One market in which this phenomenon has already begun to play out is the firewall market. Check Point pioneered this space with a software focused, open platform business model. Later, vendors like NetScreen began taking market share with a hardware based delivery platform. In a June 2002 Internet Security report, Bob Lam suggests that over 50% of the 2001 firewall market was hardware based. Moreover, by 2005, Bob predicts the market will be 70% hardware based. Why would hardware vendors gain share going forward? According to Bob, “Check Point appears to be at a disadvantage because of its software based architecture, which some customers view as more difficult to install and less robust than comparable products on the market.” Responding to this threat, Check Point has parted with companies like Nokia to deliver closed box systems based on their software.
Admittedly, this theory applies much more to functional software such as firewalls, web servers, security devices, and storage solutions, than it does to high-end applications. You shouldn’t expect SAP to ship a hardware device anytime soon. Functional software applications are more task-oriented and require less customization than high-level business applications. Additionally, functional applications are much more likely to be judged on criteria such as performance, throughput, reliability, and availability. All of these things favor the static hardware implementation.

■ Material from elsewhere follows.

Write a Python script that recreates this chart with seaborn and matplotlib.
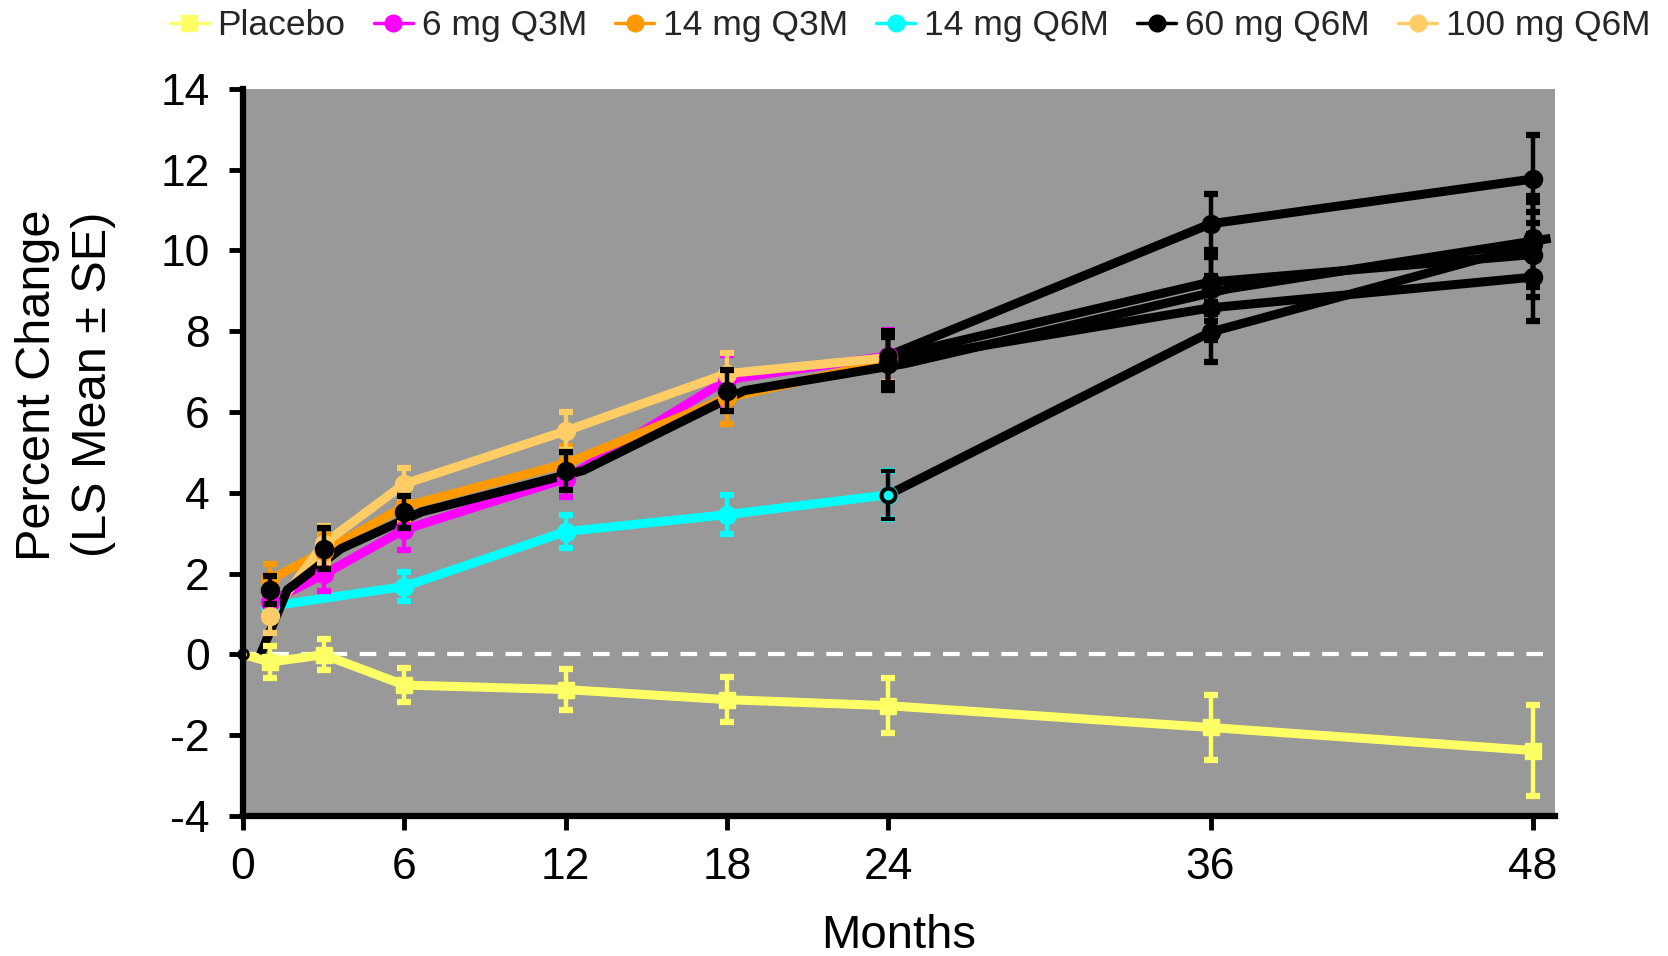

The three reasons we initially discussed for favoring the software delivery model were higher margins, reduced capital intensity, and higher valuations. Obviously if you are passing through hardware sales, it will be impossible to mimic 90% software margins – but 70+% margins are not out of the question. In addition, today’s custom manufacturers are more than willing to assemble boxes after the order (a la Dell), and drop ship them to the end customer. This virtually eliminates inventory risk and has a very positive impact on capital intensity. Most importantly, however, Wall Street appears to understand the value of this new approach. NetScreen currently trades at 6.5X forward sales – which is more than you can say for most software companies these days.